Boeing's 737 MAX airliners are in the air once again.

According to the Associated Press, the 737 MAX was grounded globally in March 2019, after two crashes involving the plane model in Ethiopia and Indonesia. In all, 346 died in the two crashes. Following the grounding, extensive testing took place in order for the jets to be recertified and deemed safe to fly.

Scott Hamilton, an aviation consultant with Leeham Company in the State of Washington, says it was a rigorous process to locate the problems within the airliner.

"It's been a 20-month process to locate the problems in the system, with a system called MCAS to control the airplane when the nose rises in certain conditions," said Hamilton, referring to the plane's Maneuvering Characteristics Augmentation System. "During that investigation, they found other problems that needed to be fixed that were unrelated to the crashes."

Hamilton says the Federal Aviation Administration (FAA) applied unprecedented scrutiny to re-certify the aircraft in order to send it back into the skies, with the understanding that many people may be skeptical of flying the plane because of the history and the shortcomings that came from the investigation.

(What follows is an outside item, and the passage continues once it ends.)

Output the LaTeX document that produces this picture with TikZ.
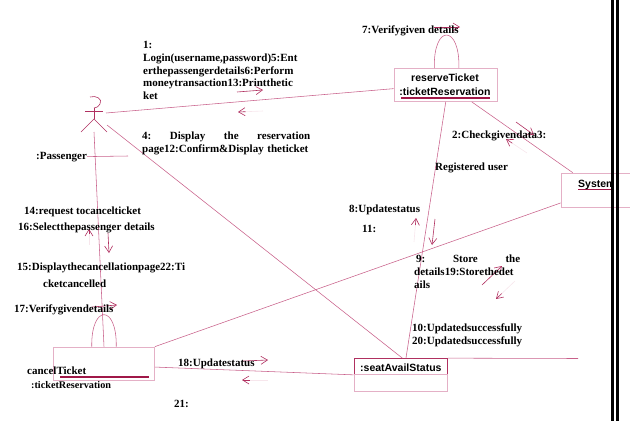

"What's important here is that Transport Canada and the Brazilian regulator were all looking over the FAA's shoulders to make sure that they are going to be satisfied with the recertification process, and that the fixes are sound and proper," said Hamilton.

Travelers react

In the United States, American Airlines resumed flights with the plane a week ago, and will soon put the jet into the rotation for Phoenix Sky Harbor Airport.

On Jan. 5, FOX 10 received a statement from American Airlines officials on the plane's return.

"We are taking a phased approach to return the Boeing 737 MAX to service. We expect to gradually phase more 737 MAX aircraft into revenue service with up to 38 departures depending on the day of the week through mid-February. From mid-February through early March, there will up to 91 departures depending on the day of the week," the statement read.

As the airliner returns to the sky, travelers' opinions are split, with some feeling skeptical, but others not worried at all.

"I trust the federal government to assure that the safety of the flying public is ensured, and I believe that Boeing's done a good job to solve the problem," said one traveler.

"I think I'd probably rebook," said another traveler. "I don't think I'd feel comfortable with them putting them back out on the runways."